The fundamental distinction between a gas and a plasma lies in their internal particle composition. A neutral gas consists primarily of atoms or molecules that are electrically neutral overall, maintaining a balance of charged nuclei and electrons. These particles are not significantly influenced by long-range electromagnetic forces.

Plasma is created through ionization, where enough energy strips electrons from the neutral atoms or molecules. This results in a mixture of positively charged ions and unbound, negatively charged free electrons. The presence of these charged particles transforms the neutral gas into plasma, setting the stage for subsequent differences in behavior.

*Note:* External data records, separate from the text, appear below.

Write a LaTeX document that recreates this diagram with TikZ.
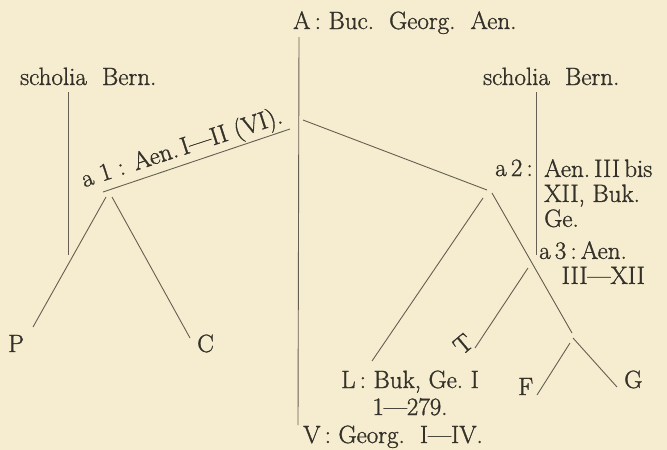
\documentclass[tikz,border=0pt]{standalone}
\usepackage{fontspec}
\setmainfont{Latin Modern Roman}[FakeBold=1.2]
\usepackage{tikz}
\definecolor{paper}{RGB}{246,237,208}
\definecolor{ink}{RGB}{52,49,42}
\definecolor{stroke}{RGB}{100,95,82}
\begin{document}
\begin{tikzpicture}[x=1pt, y=-1pt, font=\fontsize{25}{25}\selectfont,
		every node/.style={inner sep=0pt, text=ink},
		stem/.style={draw=stroke, line width=0.9pt}]
		\fill[paper] (0,0) rectangle (667,450);
		\useasboundingbox (0,0) rectangle (667,450);
		% witnesses and hyparchetypes
		\node[anchor=base west] (A) at (293,29) {A\,:\ Buc.\ \ Georg.\ \ Aen.};
		\node[anchor=base west] (sBl) at (20,85) {scholia\ \ Bern.};
		\node[anchor=base west] (sBr) at (483,85) {scholia\ \ Bern.};
		\node[anchor=base, rotate=18] (a1) at (184,155) {a 1 : Aen.\,I---II (VI).};
		\node[anchor=base east] (a2) at (533,176) {a\,2\,:};
		\node[anchor=north west, align=left] (a2t) at (544,159) {Aen.\,III\,bis\\XII,\ Buk.\\Ge.};
		\node[anchor=north west, align=left] (a3) at (539,241) {a\,3\,:\,Aen.\\\hspace*{0.9em}III---XII};
		\node[anchor=base, align=center, font=\fontsize{25}{27}\selectfont] (L) at (410,415) {L\,: Buk,\ Ge.\ I\\1---279.};
		\node[anchor=base west] (V) at (303,443) {V\,: Georg.\ \ I---IV.};
		\node[anchor=base west] (P) at (8,352) {P};
		\node[anchor=base west] (C) at (197,352) {C};
		\node[rotate=40] (T) at (463,344) {T};
		\node[anchor=base west] (F) at (518,395) {F};
		\node[anchor=base west] (G) at (624,388) {G};
		% branch points
		\coordinate (A-s) at (299,37);
		\coordinate (V-n) at (298,425);
		\coordinate (sBl-s) at (68,92);
		\coordinate (sBl-e) at (68,255);
		\coordinate (sBr-s) at (536,92);
		\coordinate (sBr-e) at (536,255);
		\coordinate (a1-w) at (103,192);
		\coordinate (a1-e) at (290,129);
		\coordinate (A-a2) at (303,120);
		\coordinate (a2-v) at (487,190);
		\coordinate (a1-l) at (106,197);
		\coordinate (a1-r) at (112,197);
		\coordinate (P-ne) at (33,327);
		\coordinate (C-nw) at (190,338);
		\coordinate (a2-l) at (483,198);
		\coordinate (a2-r) at (492,193);
		\coordinate (L-n) at (372,361);
		\coordinate (fg) at (572,333);
		\coordinate (a3-t) at (528,268);
		\coordinate (T-ne) at (475,348);
		\coordinate (fg-l) at (570,343);
		\coordinate (fg-r) at (573,338);
		\coordinate (F-ne) at (537,395);
		\coordinate (G-nw) at (617,387);
		% connectors
		\draw[stem] (A-s) -- (V-n);
		\draw[stem] (sBl-s) -- (sBl-e);
		\draw[stem] (sBr-s) -- (sBr-e);
		\draw[stem] (a1-w) -- (a1-e);
		\draw[stem] (A-a2) -- (a2-v);
		\draw[stem] (a1-l) -- (P-ne);
		\draw[stem] (a1-r) -- (C-nw);
		\draw[stem] (a2-l) -- (L-n);
		\draw[stem] (a2-r) -- (fg);
		\draw[stem] (a3-t) -- (T-ne);
		\draw[stem] (fg-l) -- (F-ne);
		\draw[stem] (fg-r) -- (G-nw);
	\end{tikzpicture}
\end{document}
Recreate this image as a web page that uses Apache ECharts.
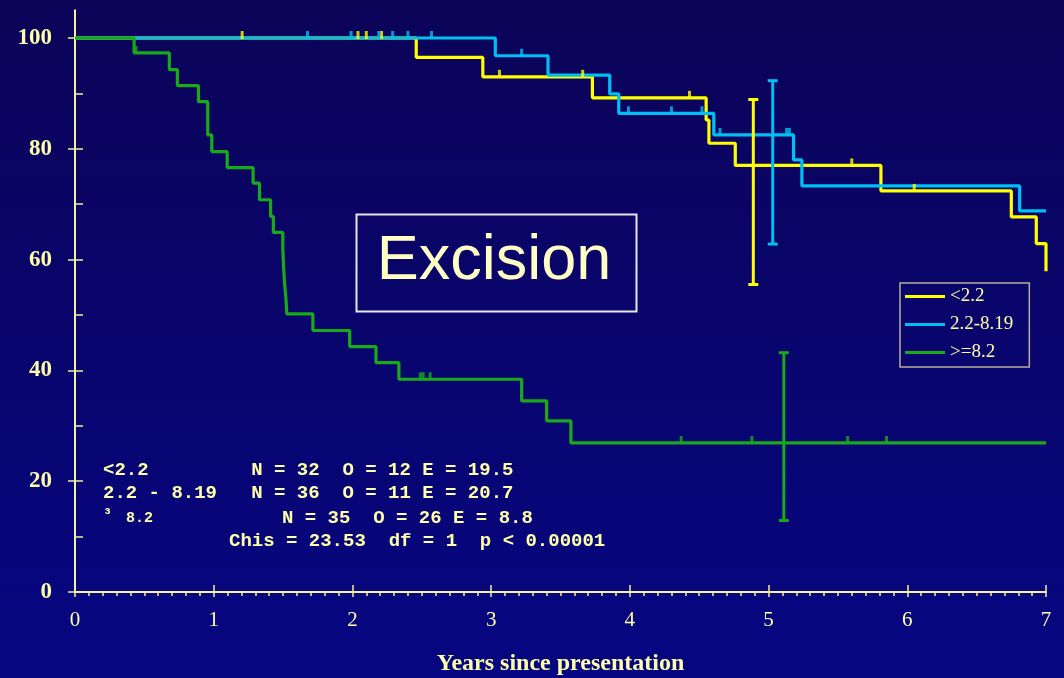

Macroscopic Properties Shared by Gases and Plasmas

Gases and plasmas share several macroscopic physical properties because they both belong to the category of non-condensed matter. Neither state possesses a fixed volume or a definite shape; both gas and plasma will expand to completely fill any container they occupy. This characteristic allows them to be classified as fluids.

Both states are highly compressible, as the particles are separated by large amounts of empty space. This low density permits a significant reduction in volume when external pressure is applied. Their particles move randomly, allowing both gases and plasmas to exhibit pressure and flow according to similar principles of hydrodynamics.

Unique Electrical and Magnetic Behavior of Plasma

The presence of free charged particles gives plasma unique properties that a neutral gas cannot exhibit. Plasma is an excellent electrical conductor, behaving much like a metal, whereas a neutral gas acts as an electrical insulator. This high conductivity means that even a small electric field can generate significant currents within the plasma.

The charged nature of plasma causes it to interact strongly with magnetic fields, a phenomenon virtually absent in neutral gases. Magnetic fields can be used to confine, shape, and manipulate plasma, which is a core strategy in fusion energy research. Unlike neutral gas particles that interact mainly through short-range collisions, plasma particles influence one another over large distances via electromagnetic forces.

This long-range electrical influence leads to collective behavior, a defining trait of plasma physics. The charged particles effectively shield any local electric field through a rapid reorganization of ions and electrons. This shielding means that the behavior of one particle is closely coupled to the motion of many distant particles, allowing plasma to support complex waves and instabilities.

Where Gases and Plasmas Exist in the Universe

The location of gases and plasmas is largely determined by the amount of energy present in an environment. Gas is common in lower-energy, terrestrial environments, forming the atmosphere of Earth and utilized in many industrial and chemical processes. It is the dominant state of matter in conditions typically encountered on our planet’s surface.

Plasma, conversely, is the most common state of visible matter in the universe, estimated to account for over 99% of it. The extreme temperatures and pressures within stars, such as the Sun, ensure that their matter exists as plasma. Vast regions of space, including nebulae, the solar wind, and the space between galaxies, are also filled with plasma.

On Earth, plasma typically requires a significant energy input to be maintained, such as the high-voltage electricity used in neon signs or plasma televisions. Natural terrestrial examples, like lightning and the auroras, are relatively fleeting. The energy difference required to sustain the ionized state of plasma versus the neutral state of gas is the primary factor dictating their universal distribution.